[Data for the task start]
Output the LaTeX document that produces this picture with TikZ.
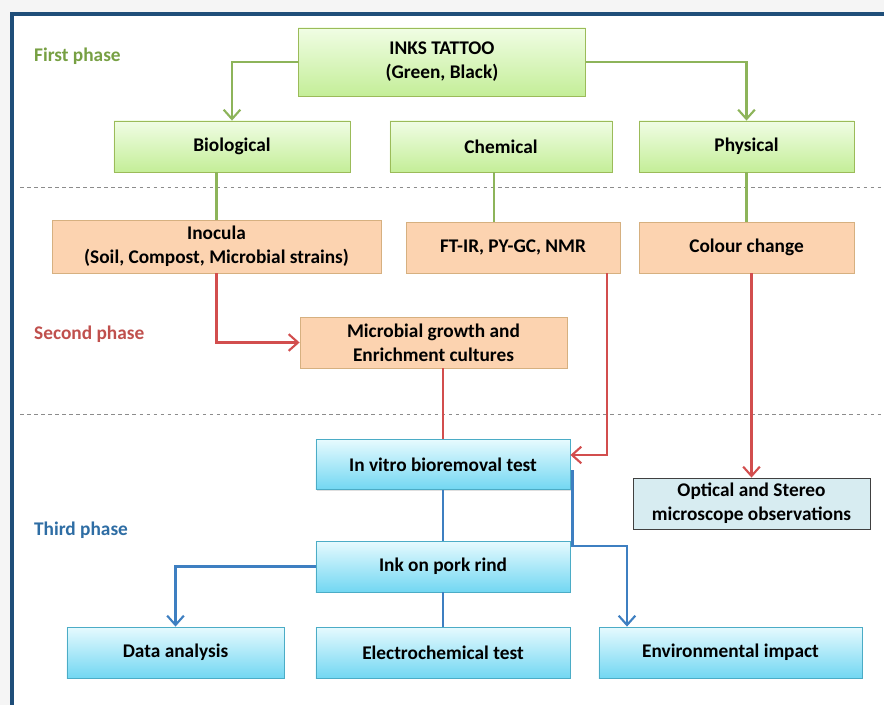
\documentclass[tikz,border=0pt]{standalone}
\usepackage{fontspec}
\setmainfont{Carlito}
\usetikzlibrary{arrows.meta,shadows}

\definecolor{phasegreen}{HTML}{77A043}
\definecolor{phasered}{HTML}{C0504D}
\definecolor{phaseblue}{HTML}{2E6DA4}
\definecolor{linegreen}{HTML}{8DB45A}
\definecolor{linered}{HTML}{D24E4E}
\definecolor{lineblue}{HTML}{3E7FC1}
\definecolor{framecol}{HTML}{1F4E79}
\definecolor{greenedge}{HTML}{9BBB59}
\definecolor{greentop}{HTML}{F0FDE4}
\definecolor{greenbottom}{HTML}{C4EE98}
\definecolor{orangeedge}{HTML}{D6B080}
\definecolor{orangefill}{HTML}{FCD3B0}
\definecolor{blueedge}{HTML}{4BACC6}
\definecolor{bluetop}{HTML}{E6FAFE}
\definecolor{bluebottom}{HTML}{72D7F2}
\definecolor{greyfill}{HTML}{D7ECF1}

\tikzset{
  box/.style={draw, rectangle, align=center, line width=0.7pt,
    font=\fontsize{16.5}{20.5}\selectfont\bfseries, minimum height=1.53cm,
    drop shadow={opacity=0.25, shadow xshift=0.7pt, shadow yshift=-0.9pt}},
  greenbox/.style={box, draw=greenedge, top color=greentop, bottom color=greenbottom},
  orangebox/.style={box, draw=orangeedge, fill=orangefill},
  bluebox/.style={box, draw=blueedge, top color=bluetop, bottom color=bluebottom},
  greybox/.style={box, draw=black!75, fill=greyfill},
  phase/.style={anchor=west, font=\fontsize{16.5}{20}\selectfont\bfseries},
  greenline/.style={draw=linegreen, line width=2pt},
  redline/.style={draw=linered, line width=2pt},
  blueline/.style={draw=lineblue, line width=2pt},
  tip/.style={-{Straight Barb[length=2.8mm, width=5mm, line width=1.8pt]}},
  sep/.style={draw=black!45, dashed, line width=0.5pt}
}

\begin{document}
\begin{tikzpicture}[x=0.03cm, y=-0.03cm]
\useasboundingbox[fill=black!4] (0,0) rectangle (884,705);
\fill[white] (12,14) rectangle (884,705);
\draw[framecol, line width=3pt] (12,705) -- (12,14) -- (884,14);
\draw[sep] (20,187) -- (884,187);
\draw[sep] (20,414) -- (884,414);

\node[phase, text=phasegreen] (first) at (30,56) {First phase};
\node[phase, text=phasered] (second) at (30,334) {Second phase};
\node[phase, text=phaseblue] (third) at (30,530) {Third phase};

\node[greenbox, minimum width=8.61cm, minimum height=2.04cm] (inks) at (442,62) {INKS TATTOO\\(Green, Black)};
\node[greenbox, minimum width=7.08cm] (bio) at (232,146.5) {Biological};
\node[greenbox, minimum width=6.66cm] (chem) at (501,146.5) {Chemical};
\node[greenbox, minimum width=6.45cm] (phys) at (746.5,146.5) {Physical};

\node[orangebox, minimum width=9.87cm, minimum height=1.59cm] (inoc) at (216.5,246.5) {Inocula\\(Soil, Compost, Microbial strains)};
\node[orangebox, minimum width=6.42cm] (ftir) at (513,247.5) {FT-IR, PY-GC, NMR};
\node[orangebox, minimum width=6.45cm] (colour) at (746.5,247.5) {Colour change};
\node[orangebox, minimum width=8.01cm] (micro) at (433.5,342.5) {Microbial growth and\\Enrichment cultures};

\node[bluebox, minimum width=7.62cm, minimum height=1.5cm] (vitro) at (443,464.5) {In vitro bioremoval test};
\node[greybox, minimum width=7.11cm] (optical) at (751.5,503.5) {Optical and Stereo\\microscope observations};
\node[bluebox, minimum width=7.62cm] (pork) at (443,566.5) {Ink on pork rind};
\node[bluebox, minimum width=6.51cm] (data) at (175.5,652.5) {Data analysis};
\node[bluebox, minimum width=7.62cm] (electro) at (443,652.5) {Electrochemical test};
\node[bluebox, minimum width=7.89cm] (env) at (730.5,652.5) {Environmental impact};
\coordinate (envbend) at (627,546);

\draw[greenline, tip] (inks.west) -| (bio.north);
\draw[greenline, tip] (inks.east) -| (phys.north);
\draw[greenline] (bio.south -| inoc.north) -- (inoc.north);
\draw[greenline] ([xshift=-0.21cm]chem.south) -- ([xshift=-0.21cm]chem.south |- ftir.north);
\draw[greenline] (phys.south) -- (colour.north);

\draw[redline, tip] (inoc.south) |- (micro.west);
\draw[redline, tip] ([xshift=2.82cm]ftir.south) |- ([yshift=0.285cm]vitro.east);
\draw[redline, tip] (colour.south -| optical.north) -- (optical.north);
\draw[redline] (vitro.north |- micro.south) -- (vitro.north);

\draw[blueline] (vitro.south) -- (pork.north);
\draw[blueline, tip] ([xshift=0.06cm, yshift=-0.17cm]vitro.east) |- (envbend) -- (envbend |- env.north);
\draw[blueline, tip] (pork.west) -| (data.north);
\draw[blueline] (pork.south) -- (electro.north);
\end{tikzpicture}
\end{document}
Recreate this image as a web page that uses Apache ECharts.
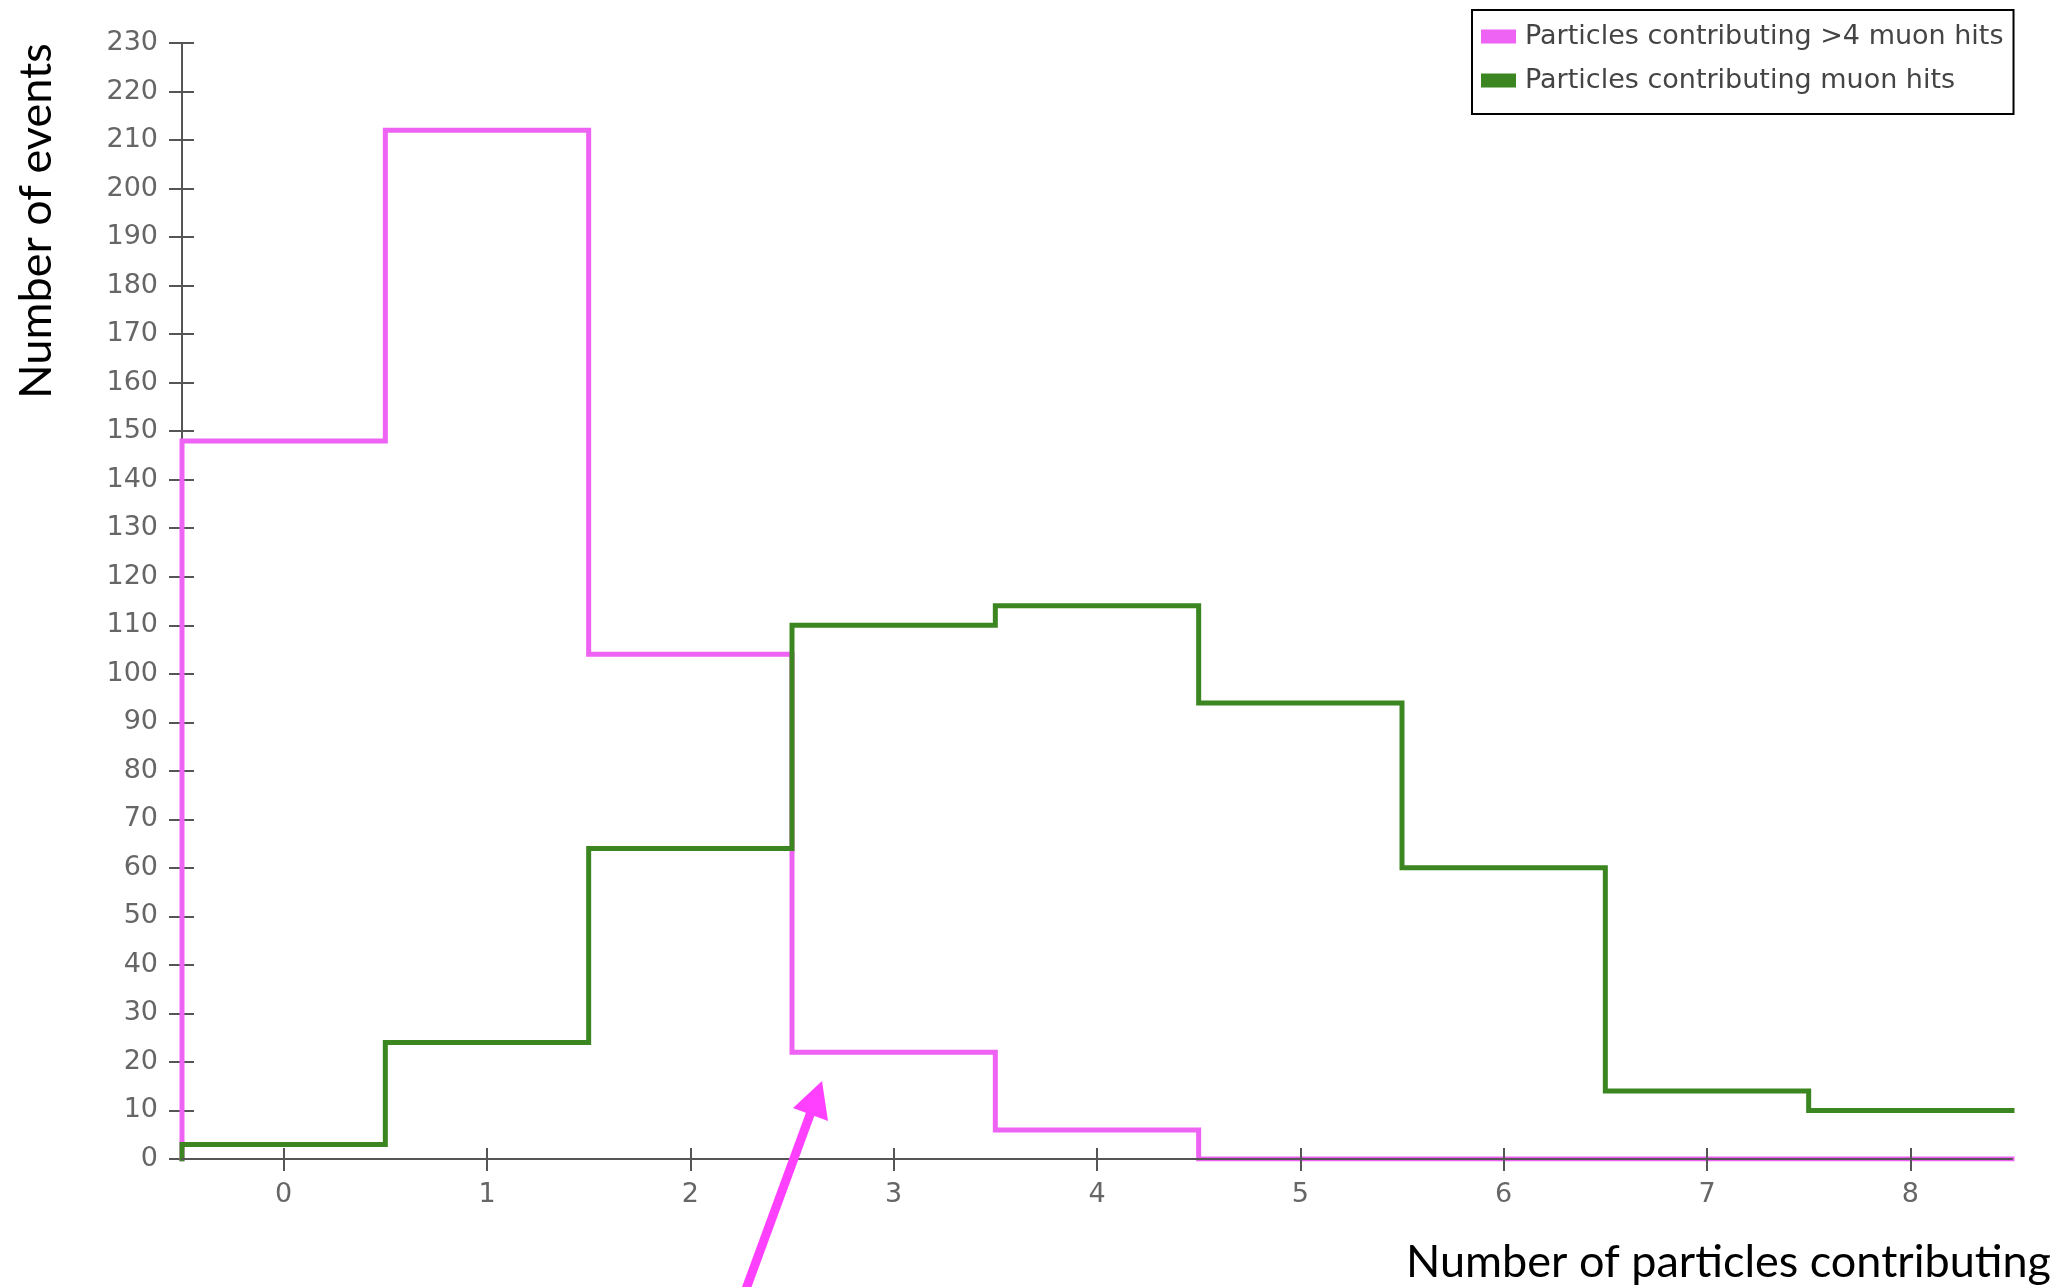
[Data for the task end]
**Given exercise:**
Write the listing out a second time exactly, dropping all images.

**Exercise answer:**
Output the LaTeX document that produces this picture with TikZ.
\documentclass[tikz,border=0pt]{standalone}
\usepackage{fontspec}
\setmainfont{Carlito}
\usetikzlibrary{arrows.meta,shadows}

\definecolor{phasegreen}{HTML}{77A043}
\definecolor{phasered}{HTML}{C0504D}
\definecolor{phaseblue}{HTML}{2E6DA4}
\definecolor{linegreen}{HTML}{8DB45A}
\definecolor{linered}{HTML}{D24E4E}
\definecolor{lineblue}{HTML}{3E7FC1}
\definecolor{framecol}{HTML}{1F4E79}
\definecolor{greenedge}{HTML}{9BBB59}
\definecolor{greentop}{HTML}{F0FDE4}
\definecolor{greenbottom}{HTML}{C4EE98}
\definecolor{orangeedge}{HTML}{D6B080}
\definecolor{orangefill}{HTML}{FCD3B0}
\definecolor{blueedge}{HTML}{4BACC6}
\definecolor{bluetop}{HTML}{E6FAFE}
\definecolor{bluebottom}{HTML}{72D7F2}
\definecolor{greyfill}{HTML}{D7ECF1}

\tikzset{
  box/.style={draw, rectangle, align=center, line width=0.7pt,
    font=\fontsize{16.5}{20.5}\selectfont\bfseries, minimum height=1.53cm,
    drop shadow={opacity=0.25, shadow xshift=0.7pt, shadow yshift=-0.9pt}},
  greenbox/.style={box, draw=greenedge, top color=greentop, bottom color=greenbottom},
  orangebox/.style={box, draw=orangeedge, fill=orangefill},
  bluebox/.style={box, draw=blueedge, top color=bluetop, bottom color=bluebottom},
  greybox/.style={box, draw=black!75, fill=greyfill},
  phase/.style={anchor=west, font=\fontsize{16.5}{20}\selectfont\bfseries},
  greenline/.style={draw=linegreen, line width=2pt},
  redline/.style={draw=linered, line width=2pt},
  blueline/.style={draw=lineblue, line width=2pt},
  tip/.style={-{Straight Barb[length=2.8mm, width=5mm, line width=1.8pt]}},
  sep/.style={draw=black!45, dashed, line width=0.5pt}
}

\begin{document}
\begin{tikzpicture}[x=0.03cm, y=-0.03cm]
\useasboundingbox[fill=black!4] (0,0) rectangle (884,705);
\fill[white] (12,14) rectangle (884,705);
\draw[framecol, line width=3pt] (12,705) -- (12,14) -- (884,14);
\draw[sep] (20,187) -- (884,187);
\draw[sep] (20,414) -- (884,414);

\node[phase, text=phasegreen] (first) at (30,56) {First phase};
\node[phase, text=phasered] (second) at (30,334) {Second phase};
\node[phase, text=phaseblue] (third) at (30,530) {Third phase};

\node[greenbox, minimum width=8.61cm, minimum height=2.04cm] (inks) at (442,62) {INKS TATTOO\\(Green, Black)};
\node[greenbox, minimum width=7.08cm] (bio) at (232,146.5) {Biological};
\node[greenbox, minimum width=6.66cm] (chem) at (501,146.5) {Chemical};
\node[greenbox, minimum width=6.45cm] (phys) at (746.5,146.5) {Physical};

\node[orangebox, minimum width=9.87cm, minimum height=1.59cm] (inoc) at (216.5,246.5) {Inocula\\(Soil, Compost, Microbial strains)};
\node[orangebox, minimum width=6.42cm] (ftir) at (513,247.5) {FT-IR, PY-GC, NMR};
\node[orangebox, minimum width=6.45cm] (colour) at (746.5,247.5) {Colour change};
\node[orangebox, minimum width=8.01cm] (micro) at (433.5,342.5) {Microbial growth and\\Enrichment cultures};

\node[bluebox, minimum width=7.62cm, minimum height=1.5cm] (vitro) at (443,464.5) {In vitro bioremoval test};
\node[greybox, minimum width=7.11cm] (optical) at (751.5,503.5) {Optical and Stereo\\microscope observations};
\node[bluebox, minimum width=7.62cm] (pork) at (443,566.5) {Ink on pork rind};
\node[bluebox, minimum width=6.51cm] (data) at (175.5,652.5) {Data analysis};
\node[bluebox, minimum width=7.62cm] (electro) at (443,652.5) {Electrochemical test};
\node[bluebox, minimum width=7.89cm] (env) at (730.5,652.5) {Environmental impact};
\coordinate (envbend) at (627,546);

\draw[greenline, tip] (inks.west) -| (bio.north);
\draw[greenline, tip] (inks.east) -| (phys.north);
\draw[greenline] (bio.south -| inoc.north) -- (inoc.north);
\draw[greenline] ([xshift=-0.21cm]chem.south) -- ([xshift=-0.21cm]chem.south |- ftir.north);
\draw[greenline] (phys.south) -- (colour.north);

\draw[redline, tip] (inoc.south) |- (micro.west);
\draw[redline, tip] ([xshift=2.82cm]ftir.south) |- ([yshift=0.285cm]vitro.east);
\draw[redline, tip] (colour.south -| optical.north) -- (optical.north);
\draw[redline] (vitro.north |- micro.south) -- (vitro.north);

\draw[blueline] (vitro.south) -- (pork.north);
\draw[blueline, tip] ([xshift=0.06cm, yshift=-0.17cm]vitro.east) |- (envbend) -- (envbend |- env.north);
\draw[blueline, tip] (pork.west) -| (data.north);
\draw[blueline] (pork.south) -- (electro.north);
\end{tikzpicture}
\end{document}
Recreate this image as a web page that uses Apache ECharts.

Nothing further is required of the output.